Bévue. Solécisme d’un homme en place à qui il échappe de vous dire sa façon de penser.

Bien. Le bien n’est pas le contraire du mal ; pour un ministériel, c’est le bien-être.

Bien-penser. Bien spéculer ; penser comme les ministres.

Boue. Élément de ces Messieurs ; ils y font tache. Demandez plutôt au cosaque D….

De sa bassesse en vain sa fortune se loue
On a laissé D… se vautrer dans la boue,
Ses immondes profits n’ont pas lavé l’affront
Des mépris infamans qui flétrissent son front

Blanc et Noir. Se dit de celui qui est royaliste de la joue droite, libéral de la joue gauche, et ministériel des deux mains.

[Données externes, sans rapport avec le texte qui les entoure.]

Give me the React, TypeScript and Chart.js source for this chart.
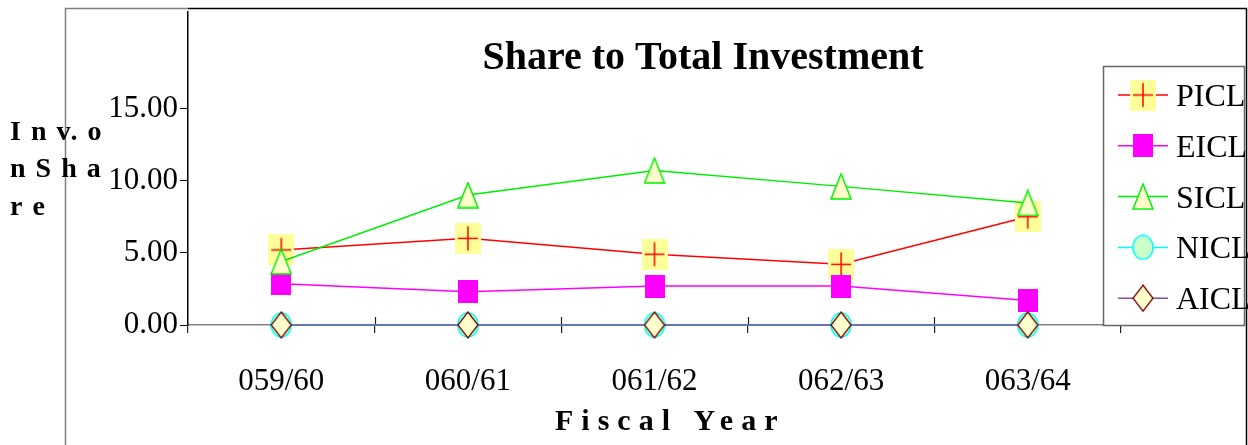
import React, { useEffect, useRef } from 'react';
import { Chart, registerables } from 'chart.js';

Chart.register(...registerables);

const categories = ['059/60', '060/61', '061/62', '062/63', '063/64'];
const picl = [5.2, 6.0, 4.9, 4.2, 7.5];
const eicl = [2.85, 2.3, 2.7, 2.7, 1.7];
const sicl = [4.4, 9.0, 10.7, 9.6, 8.45];
const nicl = [0, 0, 0, 0, 0];
const aicl = [0, 0, 0, 0, 0];
const yTicks = [0, 5, 10, 15];
const seriesNames = ['PICL', 'EICL', 'SICL', 'NICL', 'AICL'];
const seriesColors = ['#ff0000', '#ff00ff', '#00ee00', '#00ffff', '#7a50a8'];
const chartTitle = 'Share to Total Investment';
const yTitleLines = ['I n v. o', 'n S h a', 'r e'];
const xTitle = 'Fiscal Year';

const SERIF = '"Liberation Serif", "Times New Roman", serif';

function makeMarker(kind: string): HTMLCanvasElement {
  const c = document.createElement('canvas');
  const ctx = c.getContext('2d')!;
  if (kind === 'PICL') {
    c.width = 26; c.height = 31;
    ctx.fillStyle = '#ffff99';
    ctx.fillRect(0, 0, 26, 31);
    ctx.strokeStyle = '#ff0000';
    ctx.lineWidth = 1.5;
    ctx.beginPath();
    ctx.moveTo(3, 15.5); ctx.lineTo(23, 15.5);
    ctx.moveTo(13, 3.5); ctx.lineTo(13, 27.5);
    ctx.stroke();
  } else if (kind === 'EICL') {
    c.width = 20; c.height = 23;
    ctx.fillStyle = '#ff00ff';
    ctx.fillRect(0, 0, 20, 23);
  } else if (kind === 'SICL') {
    c.width = 22; c.height = 27;
    ctx.fillStyle = '#ffffcc';
    ctx.strokeStyle = '#00ee00';
    ctx.lineWidth = 1.5;
    ctx.beginPath();
    ctx.moveTo(11, 1); ctx.lineTo(21, 26); ctx.lineTo(1, 26); ctx.closePath();
    ctx.fill(); ctx.stroke();
  } else if (kind === 'NICL') {
    c.width = 22; c.height = 26;
    ctx.fillStyle = '#ccffcc';
    ctx.strokeStyle = '#00ffff';
    ctx.lineWidth = 1.5;
    ctx.beginPath();
    ctx.ellipse(11, 13, 10, 12, 0, 0, Math.PI * 2);
    ctx.fill(); ctx.stroke();
  } else {
    c.width = 22; c.height = 28;
    ctx.fillStyle = '#ffffcc';
    ctx.strokeStyle = '#800000';
    ctx.lineWidth = 1.3;
    ctx.beginPath();
    ctx.moveTo(11, 1); ctx.lineTo(21, 14); ctx.lineTo(11, 27); ctx.lineTo(1, 14); ctx.closePath();
    ctx.fill(); ctx.stroke();
  }
  return c;
}

export default function App() {
  const ref = useRef<HTMLCanvasElement | null>(null);

  useEffect(() => {
    if (!ref.current) return;
    const markers = seriesNames.map((n) => makeMarker(n));
    const values = [picl, eicl, sicl, nicl, aicl];

    const decor = {
      id: 'decor',
      beforeDraw(chart: any) {
        const { ctx, width, height } = chart;
        ctx.save();
        ctx.fillStyle = '#ffffff';
        ctx.fillRect(0, 0, width, height);
        ctx.lineWidth = 1.5;
        ctx.strokeStyle = '#808080';
        ctx.beginPath();
        ctx.moveTo(65.5, height); ctx.lineTo(65.5, 8.5); ctx.lineTo(188, 8.5);
        ctx.stroke();
        ctx.strokeStyle = '#000000';
        ctx.beginPath();
        ctx.moveTo(188, 8.5); ctx.lineTo(1246.5, 8.5); ctx.lineTo(1246.5, height);
        ctx.stroke();
        ctx.restore();
      },
      beforeDatasetsDraw(chart: any) {
        const { ctx, chartArea } = chart;
        const xs = chart.scales.x;
        ctx.save();
        ctx.strokeStyle = '#222222';
        ctx.lineWidth = 1.2;
        ctx.beginPath();
        for (let i = 1; i < categories.length; i++) {
          const px = Math.round((xs.getPixelForValue(i - 1) + xs.getPixelForValue(i)) / 2) + 0.5;
          ctx.moveTo(px, chartArea.bottom - 8);
          ctx.lineTo(px, chartArea.bottom);
        }
        ctx.stroke();
        ctx.restore();
      },
      afterDraw(chart: any) {
        const { ctx } = chart;
        ctx.save();
        ctx.fillStyle = '#000000';
        ctx.font = `bold 40px ${SERIF}`;
        ctx.textAlign = 'center';
        ctx.textBaseline = 'alphabetic';
        ctx.fillText(chartTitle, 703, 69);
        ctx.textAlign = 'left';
        ctx.font = `bold 28px ${SERIF}`;
        (ctx as any).letterSpacing = '1.5px';
        const yBase = [140, 177, 215];
        yTitleLines.forEach((line, i) => ctx.fillText(line, 10, yBase[i]));
        ctx.font = `bold 30px ${SERIF}`;
        (ctx as any).letterSpacing = '8px';
        ctx.fillText(xTitle, 555, 430);
        (ctx as any).letterSpacing = '0px';
        const lx = 1103, ly = 66, lw = 141, lh = 259;
        ctx.fillStyle = '#ffffff';
        ctx.fillRect(lx, ly, lw, lh);
        ctx.strokeStyle = '#666666';
        ctx.lineWidth = 1.5;
        ctx.strokeRect(lx + 0.5, ly + 0.5, lw, lh);
        ctx.font = `32px ${SERIF}`;
        seriesNames.forEach((name, i) => {
          const y = 95 + i * 50.8;
          ctx.strokeStyle = seriesColors[i];
          ctx.lineWidth = 1.5;
          ctx.beginPath();
          ctx.moveTo(1118, y); ctx.lineTo(1168, y);
          ctx.stroke();
          const m = markers[i];
          ctx.drawImage(m, 1143 - m.width / 2, y - m.height / 2);
          ctx.fillStyle = '#000000';
          ctx.fillText(name, 1176, y + 11);
        });
        ctx.restore();
      },
    };

    const chart = new Chart(ref.current, {
      type: 'line',
      data: {
        labels: categories,
        datasets: seriesNames.map((name, i) => ({
          label: name,
          data: values[i],
          borderColor: seriesColors[i],
          backgroundColor: seriesColors[i],
          borderWidth: 1.5,
          pointStyle: markers[i] as any,
          pointRadius: 10,
          tension: 0,
          fill: false,
          order: seriesNames.length - i,
          clip: false as any,
        })),
      },
      options: {
        responsive: false,
        animation: false,
        events: [],
        layout: { padding: { left: 68, right: 127, top: 8, bottom: 0 } },
        plugins: {
          legend: { display: false },
          title: { display: false },
          tooltip: { enabled: false },
        },
        scales: {
          x: {
            type: 'category',
            offset: true,
            afterFit: (s: any) => { s.height = 120; s.paddingLeft = 0; s.paddingRight = 0; },
            grid: { offset: true, drawOnChartArea: false, drawTicks: true, tickLength: 8, color: '#222222', lineWidth: 1.2 },
            border: { display: true, color: '#808080', width: 1.5 },
            ticks: { font: { family: SERIF, size: 31 }, color: '#000000', padding: 30, maxRotation: 0, autoSkip: false },
          },
          y: {
            min: 0,
            max: 21.71,
            afterBuildTicks: (s: any) => { s.ticks = yTicks.map((v) => ({ value: v })); },
            afterFit: (s: any) => { s.width = 120; s.paddingTop = 0; s.paddingBottom = 0; },
            grid: { drawOnChartArea: false, drawTicks: true, tickLength: 8, color: '#000000', lineWidth: 1 },
            border: { display: true, color: '#000000', width: 1.5 },
            ticks: { font: { family: SERIF, size: 31 }, color: '#000000', padding: 2, callback: (v: any) => Number(v).toFixed(2) },
          },
        },
      },
      plugins: [decor],
    });
    return () => chart.destroy();
  }, []);

  return (
    <div style={{ position: 'absolute', left: 0, top: 0, width: 1248, height: 445 }}>
      <canvas ref={ref} width={1248} height={445} style={{ display: 'block', width: 1248, height: 445 }} />
    </div>
  );
}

Bon enfant. Dupe qui se laisse faire ; le peuple est bon enfant.

Boules. Petits corps sphériques dont le nombre et la couleur décident journellement de nos destinées. Un ministériel ne connaît que les boules blanches.

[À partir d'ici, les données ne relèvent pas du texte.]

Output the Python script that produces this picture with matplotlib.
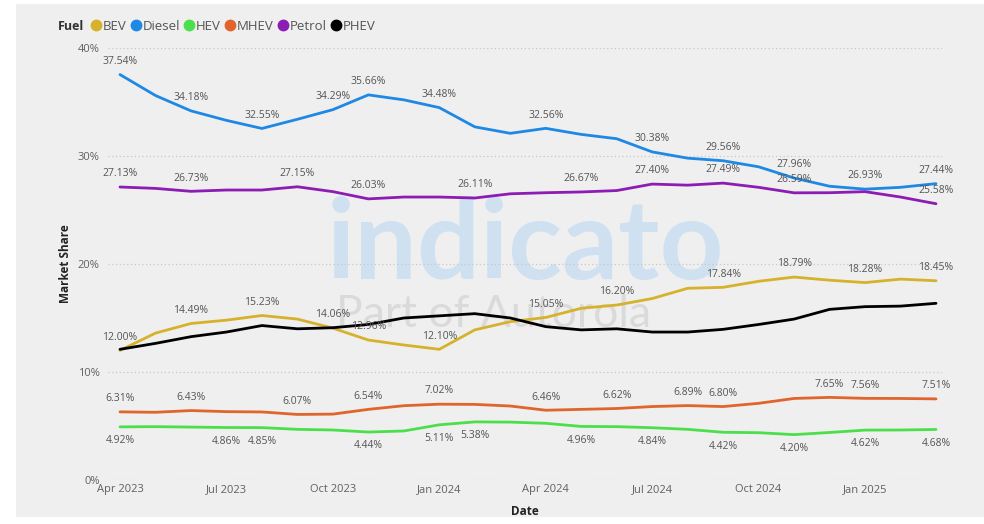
import matplotlib
matplotlib.use("Agg")
import matplotlib.pyplot as plt
from matplotlib.lines import Line2D
from matplotlib.patches import Rectangle

months = ["Apr 2023", "May 2023", "Jun 2023", "Jul 2023", "Aug 2023", "Sep 2023",
          "Oct 2023", "Nov 2023", "Dec 2023", "Jan 2024", "Feb 2024", "Mar 2024",
          "Apr 2024", "May 2024", "Jun 2024", "Jul 2024", "Aug 2024", "Sep 2024",
          "Oct 2024", "Nov 2024", "Dec 2024", "Jan 2025", "Feb 2025", "Mar 2025"]
tick_labels = ["Apr 2023", "Jul 2023", "Oct 2023", "Jan 2024",
               "Apr 2024", "Jul 2024", "Oct 2024", "Jan 2025"]

bev = [12.00, 13.6, 14.49, 14.8, 15.23, 14.9, 14.06, 12.96, 12.5, 12.10, 13.9, 14.66,
       15.05, 15.9, 16.20, 16.8, 17.75, 17.84, 18.4, 18.79, 18.5, 18.28, 18.6, 18.45]
diesel = [37.54, 35.6, 34.18, 33.3, 32.55, 33.4, 34.29, 35.66, 35.2, 34.48, 32.7, 32.1,
          32.56, 32.0, 31.6, 30.38, 29.8, 29.56, 29.0, 27.96, 27.2, 26.93, 27.1, 27.44]
hev = [4.92, 4.94, 4.90, 4.86, 4.85, 4.69, 4.63, 4.44, 4.54, 5.11, 5.38, 5.36,
       5.25, 4.96, 4.94, 4.84, 4.69, 4.42, 4.38, 4.20, 4.40, 4.62, 4.63, 4.68]
mhev = [6.31, 6.27, 6.43, 6.33, 6.30, 6.07, 6.10, 6.54, 6.88, 7.02, 7.00, 6.85,
        6.46, 6.54, 6.62, 6.80, 6.89, 6.80, 7.10, 7.55, 7.65, 7.56, 7.55, 7.51]
petrol = [27.13, 27.0, 26.73, 26.85, 26.85, 27.15, 26.7, 26.03, 26.2, 26.2, 26.11, 26.5,
          26.6, 26.67, 26.8, 27.40, 27.3, 27.49, 27.1, 26.59, 26.6, 26.7, 26.2, 25.58]
phev = [12.1, 12.65, 13.27, 13.7, 14.3, 14.0, 14.1, 14.4, 15.0, 15.2, 15.4, 15.0,
        14.2, 13.9, 14.0, 13.7, 13.7, 13.95, 14.4, 14.9, 15.8, 16.05, 16.1, 16.36]

# indices of points carrying data labels
bev_lab = [0, 2, 4, 6, 7, 9, 12, 14, 17, 19, 21, 23]
diesel_lab = [0, 2, 4, 6, 7, 9, 12, 15, 17, 19, 21, 23]
hev_lab = [0, 3, 4, 7, 9, 10, 13, 15, 17, 19, 21, 23]
mhev_lab = [0, 2, 5, 7, 9, 12, 14, 16, 17, 20, 21, 23]
petrol_lab = [0, 2, 5, 7, 10, 13, 15, 17, 19, 23]

series = [("BEV", bev, "#d6b22c", bev_lab, "above"),
          ("Diesel", diesel, "#1e88e5", diesel_lab, "above"),
          ("HEV", hev, "#4be04b", hev_lab, "below"),
          ("MHEV", mhev, "#e0642c", mhev_lab, "above"),
          ("Petrol", petrol, "#8c1cb4", petrol_lab, "above"),
          ("PHEV", phev, "#000000", [], "above")]

FONT = "Open Sans"
W, H = 984, 524
fig = plt.figure(figsize=(W / 100, H / 100), dpi=100)
fig.patch.set_facecolor("white")
fig.patches.append(Rectangle((16 / W, 1 - 517 / H), 1 - 16 / W, (517 - 4) / H,
                             transform=fig.transFigure, facecolor="#efefef",
                             edgecolor="none", zorder=-10))

ax = fig.add_axes([108 / W, 1 - 480 / H, (942 - 108) / W, (480 - 48) / H])
ax.set_facecolor("none")
x = list(range(len(months)))
px = (936 - 120) / 23
ax.set_xlim(-12 / px, 23 + 6 / px)
ax.set_ylim(0, 40)

# watermark
ax.text(0.50, 0.54, "indicato", transform=ax.transAxes, fontsize=80,
        fontfamily="Lato", fontweight="bold", color="#cfe0f1", ha="center",
        va="center", zorder=0)
ax.text(0.462, 0.382, "Part of Autorola", transform=ax.transAxes, fontsize=32,
        fontfamily="Lato", color="#dadada", ha="center", va="center", zorder=0)

for name, vals, col, labs, pos in series:
    ax.plot(x, vals, color=col, lw=2.0, solid_capstyle="round", zorder=3)
    for i in labs:
        dy = 9.5 if pos == "above" else -10
        ax.annotate(f"{vals[i]:.2f}%", (x[i], vals[i]), xytext=(0, dy),
                    textcoords="offset points", ha="center", va="center",
                    fontsize=7.5, fontfamily=FONT, color="#555555", zorder=5)

ax.set_yticks([0, 10, 20, 30, 40])
ax.set_yticklabels(["0%", "10%", "20%", "30%", "40%"])
ax.set_xticks([0, 3, 6, 9, 12, 15, 18, 21])
ax.set_xticklabels(tick_labels)
ax.tick_params(length=0, labelsize=8, labelcolor="#606060", pad=3)
ax.tick_params(axis="y", pad=6)
for lab in ax.get_xticklabels() + ax.get_yticklabels():
    lab.set_fontfamily(FONT)
ax.grid(axis="y", color="#c8c8c8", linestyle=(0, (1, 2)), lw=0.9)
ax.set_axisbelow(True)
for s in ax.spines.values():
    s.set_visible(False)

ax.set_xlabel("Date", fontsize=8.5, fontfamily=FONT, fontweight="bold",
              color="#222222", labelpad=7)
ax.set_ylabel("Market Share", fontsize=8.5, fontfamily=FONT, fontweight="bold",
              color="#222222", labelpad=4)

fig.text(58 / W, 1 - 26 / H, "Fuel", fontsize=9, fontfamily=FONT,
         fontweight="bold", color="#333333", va="center", ha="left")
handles = [Line2D([], [], marker="o", linestyle="none", markersize=7.5,
                  markerfacecolor=c, markeredgecolor=c) for _, _, c, _, _ in series]
leg = fig.legend(handles, [s[0] for s in series], loc="center left",
                 bbox_to_anchor=(88 / W, 1 - 26 / H), ncol=6, frameon=False,
                 handletextpad=-0.1, columnspacing=0.12, handlelength=1.2,
                 borderaxespad=0, borderpad=0,
                 prop={"family": FONT, "size": 9.5})
for t in leg.get_texts():
    t.set_color("#555555")

fig.savefig("out.png", dpi=100, facecolor=fig.get_facecolor())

Bourse. Brelan public depuis que M. de Villèle en a la ferme.

Budjet. Gamelle ministérielle.

Bureaucrates. Hommes qui ne vous écoutent que d’une oreille, qui ne vous regardent que d’un œil, et qui regrettent le mot qu’ils vous adressent.

Bureaux. Dédale où vont se perdre à jamais les réclamations qui ne se fondent que sur le droit et la justice, mais où l’intrigue et l’ignorance trouvent toujours quelque chose à glaner. Le bureaucrate peut beaucoup pour les autres et fort peu pour lui-même ; il a toutefois droit d’arrogance tant qu’il n’est pas réformé.

C.

Cabinet. C’est là que se passent toutes les transactions qu’on n’oserait hautement avouer. Celui qui serait à même de révéler tous les secrets de cabinet depuis quelques années, ne pourrait que produire du scandale. Le cabinet des Tuileries, c’est-à-dire le ministère français, est le très humble serviteur des cabinets de Saint-James, de Vienne, de Berlin, etc. On dit que quand on vante tel ou tel projet de la politique villéliste à M. Canning, le diplomate anglais répond par ce vers connu :

Sans mentir, il est bon à mettre au cabinet.

Caissier du ministère. Coffre vivant, chargé de tenir à portée de Son Excellence les écus qu’elle serait obligée d’envoyer quérir au trésor royal.

Ce coffre a le secret des dépenses secrètes.

Carême. Les abbés le prêchent, et s’en moquent in petto. Les ventrus ne veulent pas même qu’on leur en parle !

Un pénitent a face blême
Leur dit un jour : mes fils, jeûnez-vous en carême ?
— Nous, jeûner ! ah, l’original !
Non, corbleu ! le carême est notre carnaval.

Cartons. Cimetière des pétitions.

Cela ne me concerne pas. Solution très convenable qu’un chef de bureau jette sans cesse au nez des solliciteurs après leur avoir fait longuement détailler leur affaire.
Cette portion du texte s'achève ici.